Outlook on New Transistor Materials | |||||||||||||||
Laura Peters, Senior Editor --
10/1/2001 Semiconductor International | |||||||||||||||
Following 30 years of successful scaling of CMOS transistors using SiO2 and aluminum-based interconnects, it is hard to fathom the number of new materials the industry expects to implement in the next 5-10 years. Yet the industry has no choice but to face these materials changes to further advance the Roadmap and allow continued profitability in semiconductors. Still, engineers continue to innovate, modify and improve existing materials, prolonging the adoption of new materials in mainstream CMOS devices. This is especially true at the transistor level, where oxide gate dielectrics and polysilicon are being extended for use to possibly the 50 nm generation (£ 30 nm Leff). For the 70 and 50 nm nodes, IC manufacturers will likely integrate higher-k dielectrics with polysilicon or metal gates. Problems include the lack of industrial consensus on a material of choice (though hafnium and zirconium silicates and hafnium oxide are strong candidates), a lack of tool maturity, and inadequate reliability data on gate stacks with high-k dielectrics. Meanwhile, small additions of germanium to polysilicon gates are helping to increase boron doping levels in PMOS devices and reduce poly depletion effects. As a transition between poly and metal gates, poly stacks with titanium or other metals are promising. Eventually, different metal gates for PMOS and NMOS transistors will be required for optimal CMOS performance, complicating already involved process flows.
At the 70 and 50 nm nodes, engineers are also considering use of silicon-on-insulator (SOI) technology (Fig. 1), which appears to be on the verge of becoming a mainstream material, expanding beyond high-performance logic, MEMS and power chips. For contacts to the silicon, there is another expected material change from cobalt to nickel silicides to reduce contact leakage and consume less silicon. This change may be required as soon as 70 nm. Adding these to the transitions to copper and low-k dielectric interconnects for multilevel logic devices and the industry suddenly has, perhaps, more change than it can handle. "The introduction of new materials has taken 10-15 years in the past. Now, we are trying to implement multiple material changes at the same time, and it will be very difficult to make them all happen for the 70 nm node," said Ludo Deferm, vice president of business development at IMEC (Leuven, Belgium).

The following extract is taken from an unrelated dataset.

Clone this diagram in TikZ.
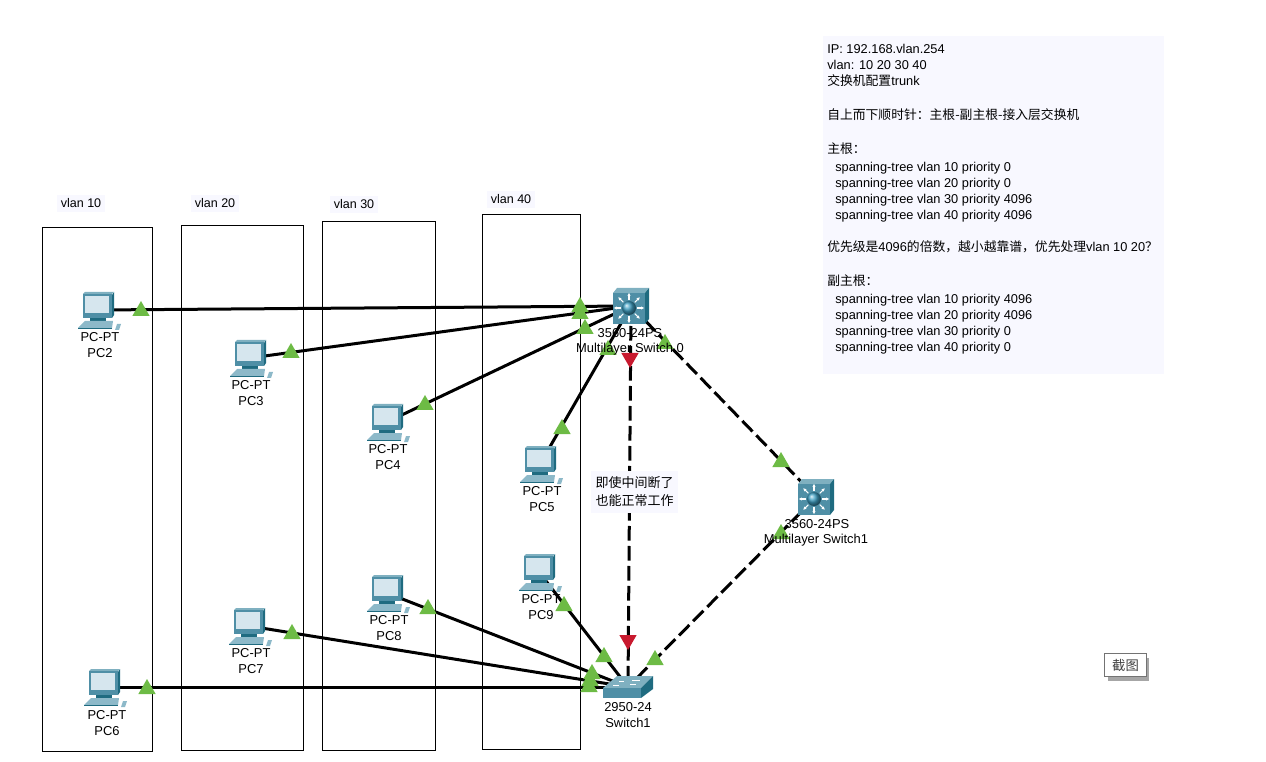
\documentclass[tikz,border=0pt]{standalone}
\usepackage{fontspec}
\setmainfont{Liberation Sans}
\newfontfamily\cjk{Noto Sans CJK SC}
\usetikzlibrary{arrows.meta,shapes.geometric}
\definecolor{panelbg}{HTML}{F8F8FF}
\definecolor{lightgreen}{HTML}{6DBB45}
\definecolor{lightred}{HTML}{C8192E}
\definecolor{devfront}{HTML}{4F8FA6}
\definecolor{devtop}{HTML}{7FB0C0}
\definecolor{devside}{HTML}{1F6B80}
\definecolor{devscreen}{HTML}{D6E6EE}
\definecolor{devbase}{HTML}{8DB9C9}
\definecolor{devball}{HTML}{3FA0C4}
\tikzset{>={Latex[width=2.5pt,length=2.5pt]}}
\tikzset{
  devnode/.style={inner sep=0pt,minimum size=24pt},
  devlabel/.style={inner sep=0pt,font=\fontsize{9.7pt}{11pt}\selectfont},
  vlanbox/.style={draw=black,line width=.75pt},
  vlanlabel/.style={fill=panelbg,inner sep=3pt,font=\fontsize{9.4pt}{11pt}\selectfont},
  uplink/.style={line width=2.25pt},
  trunk/.style={line width=2.25pt,dash pattern=on 11pt off 4pt},
  lightup/.style={regular polygon,regular polygon sides=3,minimum size=15pt,inner sep=0pt,fill=lightgreen},
  lightdown/.style={regular polygon,regular polygon sides=3,shape border rotate=180,minimum size=15pt,inner sep=0pt,fill=lightred},
  pics/pcicon/.style={code={
    \fill[devside] (14,-15)--(16,-18)--(16,5)--(14,8)--cycle;
    \fill[devtop] (-15,-16)--(-13,-18)--(16,-18)--(14,-16)--cycle;
    \fill[devfront] (-15,-16) rectangle (14,8);
    \fill[devscreen] (-13,-14) rectangle (11,3);
    \fill[devside] (-8,8) rectangle (8,11);
    \fill[devbase] (-13,11)--(15,11)--(14,18)--(-20,18)--cycle;
    \fill[devside] (-20,18) rectangle (14,19);
    \fill[devbase] (19,14)--(23,14)--(21,20)--(17,20)--cycle;
  }},
  pics/mlsicon/.style={code={
    \fill[devtop] (-18,-13)--(-14,-18)--(18,-18)--(14,-13)--cycle;
    \fill[devside] (14,-13)--(18,-18)--(18,13)--(14,18)--cycle;
    \fill[devfront] (-18,-13) rectangle (14,18);
    \foreach \a in {0,45,...,315}
      \draw[white,line width=.8pt,->] (-2,2)++(\a:8) -- ++(\a:7.5);
    \shade[ball color=devball] (-2,2) circle (7);
  }},
  pics/swicon/.style={code={
    \fill[devtop] (-25,1)--(-11,-11)--(25,-11)--(13,1)--cycle;
    \fill[devside] (13,1)--(25,-11)--(25,2)--(13,11)--cycle;
    \fill[devfront] (-25,1) rectangle (13,11);
    \draw[white,line width=.6pt] (-9,-6) -- (-4,-6) (4,-7) -- (12,-7) (-15,-2) -- (-9,-2) (2,-3) -- (8,-3);
  }}
}
\begin{document}
\begin{tikzpicture}[x=.75pt,y=-.75pt]
  \useasboundingbox (0,0) rectangle (1266,762);

  % vlan boxes
  \node[vlanlabel] (lab10) at (81,203.5) {vlan 10};
  \node[vlanlabel] (lab20) at (215,203.5) {vlan 20};
  \node[vlanlabel] (lab30) at (354,204.5) {vlan 30};
  \node[vlanlabel] (lab40) at (511,199.5) {vlan 40};
  \draw[vlanbox] (42,227.5) rectangle (152.5,751);
  \draw[vlanbox] (181,225.5) rectangle (303,750);
  \draw[vlanbox] (322,221.5) rectangle (435.5,750);
  \draw[vlanbox] (482,214.5) rectangle (580.5,749);

  % devices, icons come after the links
  \node[devnode] (pc2) at (98,310) {};
  \node[devnode] (pc3) at (250,358) {};
  \node[devnode] (pc4) at (387,422) {};
  \node[devnode] (pc5) at (540,464) {};
  \node[devnode] (pc9) at (539,572) {};
  \node[devnode] (pc8) at (387,593) {};
  \node[devnode] (pc7) at (249,626) {};
  \node[devnode] (pc6) at (104,687) {};
  \node[devnode] (mls0) at (631,306) {};
  \node[devnode] (mls1) at (816,497) {};
  \node[devnode] (sw1) at (628,687) {};

  \draw[uplink] (pc2.center) -- (mls0.center);
  \draw[uplink] (pc3.center) -- (mls0.center);
  \draw[uplink] (pc4.center) -- (mls0.center);
  \draw[uplink] (pc5.center) -- (mls0.center);
  \draw[uplink] (pc6.center) -- (sw1.center);
  \draw[uplink] (pc7.center) -- (sw1.center);
  \draw[uplink] (pc8.center) -- (sw1.center);
  \draw[uplink] (pc9.center) -- (sw1.center);
  \draw[trunk] (mls0.center) -- (mls1.center);
  \draw[trunk] (mls0.center) -- (sw1.center);
  \draw[trunk] (mls1.center) -- (sw1.center);

  % link lights
  \node[lightup] (up2a) at (141,311) {};
  \node[lightup] (up2b) at (580,307) {};
  \node[lightup] (up3a) at (291,353) {};
  \node[lightup] (up3b) at (580,314) {};
  \node[lightup] (up4a) at (425,405) {};
  \node[lightup] (up4b) at (585,329) {};
  \node[lightup] (up5a) at (562,429) {};
  \node[lightup] (up5b) at (608,350) {};
  \node[lightup] (tr0a) at (665,344) {};
  \node[lightup] (tr0b) at (781,462) {};
  \node[lightup] (tr1a) at (781,534) {};
  \node[lightup] (tr1b) at (655,660) {};
  \node[lightup] (up6a) at (147,689) {};
  \node[lightup] (up6b) at (589,687) {};
  \node[lightup] (up7a) at (292,634) {};
  \node[lightup] (up7b) at (590,681) {};
  \node[lightup] (up8a) at (428,609) {};
  \node[lightup] (up8b) at (592,674) {};
  \node[lightup] (up9a) at (564,606) {};
  \node[lightup] (up9b) at (604,657) {};
  \node[lightdown] (dn0) at (630,358) {};
  \node[lightdown] (dn1) at (628,640) {};

  % icons
  \pic at (pc2) {pcicon};
  \pic at (pc3) {pcicon};
  \pic at (pc4) {pcicon};
  \pic at (pc5) {pcicon};
  \pic at (pc9) {pcicon};
  \pic at (pc8) {pcicon};
  \pic at (pc7) {pcicon};
  \pic at (pc6) {pcicon};
  \pic at (mls0) {mlsicon};
  \pic at (mls1) {mlsicon};
  \pic at (sw1) {swicon};

  % device names
  \node[devlabel] (pc2t) at (100,337) {PC-PT};
  \node[devlabel] (pc2n) at (100,353) {PC2};
  \node[devlabel] (pc3t) at (251,385) {PC-PT};
  \node[devlabel] (pc3n) at (251,401) {PC3};
  \node[devlabel] (pc4t) at (388,449) {PC-PT};
  \node[devlabel] (pc4n) at (388,465) {PC4};
  \node[devlabel] (pc5t) at (542,491) {PC-PT};
  \node[devlabel] (pc5n) at (542,507) {PC5};
  \node[devlabel] (pc9t) at (541,599) {PC-PT};
  \node[devlabel] (pc9n) at (541,615) {PC9};
  \node[devlabel] (pc8t) at (389,620) {PC-PT};
  \node[devlabel] (pc8n) at (389,636) {PC8};
  \node[devlabel] (pc7t) at (251,653) {PC-PT};
  \node[devlabel] (pc7n) at (251,669) {PC7};
  \node[devlabel] (pc6t) at (107,715) {PC-PT};
  \node[devlabel] (pc6n) at (107,731) {PC6};
  \node[devlabel] (mls0t) at (630,333) {3560-24PS};
  \node[devlabel] (mls0n) at (630,349) {Multilayer Switch 0};
  \node[devlabel] (mls1t) at (817,524) {3560-24PS};
  \node[devlabel] (mls1n) at (816,540) {Multilayer Switch1};
  \node[devlabel] (sw1t) at (628,707) {2950-24};
  \node[devlabel] (sw1n) at (628,723) {Switch1};

  % notes
  \node[fill=panelbg,inner sep=0pt,minimum width=65.25pt,minimum height=31.5pt,align=center,
    font=\fontsize{9.75pt}{13.5pt}\cjk] (midnote) at (634.5,491.5) {即使中间断了\\也能正常工作};

  \fill[panelbg] (823,36) rectangle (1164,374);
  \node[anchor=north west,inner sep=0pt,align=left,font=\fontsize{9.6pt}{12pt}\selectfont] (infonote) at (827,44) {%
    IP: 192.168.vlan.254\\
    vlan: 10 20 30 40\\
    {\cjk\fontsize{9.6pt}{12pt}\selectfont 交换机配置}trunk\\[13.5pt]
    {\cjk\fontsize{9.6pt}{12pt}\selectfont 自上而下顺时针：主根-副主根-接入层交换机}\\[13.5pt]
    {\cjk\fontsize{9.6pt}{12pt}\selectfont 主根：}\\[1.5pt]
    \hspace*{6pt}spanning-tree vlan 10 priority 0\\
    \hspace*{6pt}spanning-tree vlan 20 priority 0\\
    \hspace*{6pt}spanning-tree vlan 30 priority 4096\\
    \hspace*{6pt}spanning-tree vlan 40 priority 4096\\[12pt]
    {\cjk\fontsize{9.6pt}{12pt}\selectfont 优先级是}4096{\cjk\fontsize{9.6pt}{12pt}\selectfont 的倍数，越小越靠谱，优先处理}vlan 10 20{\cjk\fontsize{9.6pt}{12pt}\selectfont ？}\\[13.5pt]
    {\cjk\fontsize{9.6pt}{12pt}\selectfont 副主根：}\\[1.5pt]
    \hspace*{6pt}spanning-tree vlan 10 priority 4096\\
    \hspace*{6pt}spanning-tree vlan 20 priority 4096\\
    \hspace*{6pt}spanning-tree vlan 30 priority 0\\
    \hspace*{6pt}spanning-tree vlan 40 priority 0};

  % screenshot button
  \fill[black!35] (1108,658) rectangle (1149,681);
  \node[draw=black!55,line width=.9pt,fill=white,inner sep=0pt,minimum width=31pt,minimum height=17.5pt,
    font=\fontsize{10pt}{12pt}\cjk,text=black!75] (shotbtn) at (1125.5,665) {截图};
\end{tikzpicture}
\end{document}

Another key factor affecting the evaluation, integration and adoption of new materials is intense technology acceleration. Whereas three years or more once separated device generations, leading-edge companies now follow a two-year cycle, demanding faster integration, reliability studies and yield ramping capabilities. This is occurring while DRAM profits are the lowest in history and all semiconductor devices, even high-end microprocessors and system-on-a-chip devices, are more competitively priced.
Technology acceleration not only restricts the available time for R&D of new materials, it limits access to advanced processing technologies. For example, 248 nm lithography is being extended through image enhancement technologies such as OPC and phase shifting because of cost and less maturity of 193 nm lithography. Once considered a work-around, device manufacturers are using photoresist trimming (see "Photoresist Trimming for Sub-100 nm Gates") to pattern sub-100 nm lines using 248 nm scanners. CMOS transistor scalingFigure 2 summarizes the major challenges associated with further scaling of CMOS transistors. Possible solutions for scaling beyond 100 nm can include the use of raised sources and drains, higher-k dielectrics, metal gates, and Ge doping of gates, channels and S/D (to reduce subthreshold leakage currents). These changes improve transistor performance, addressing short-channel effects (leakage current and threshold voltage stability). Among these changes, the gate/dielectric material change is the most challenging. The ITRS, whose 2001 revision will be published later this year, summarizes the requirements and possible materials changes to the gate stack (Fig. 3). There are many materials options for the high-k dielectric, advanced poly and metal gates. Due to the complexity of the combined challenges, the industry has formed multimillion-dollar partnerships among International SEMATECH, IMEC and device manufacturers worldwide to enable high-k dielectrics and metal gates in the next few years.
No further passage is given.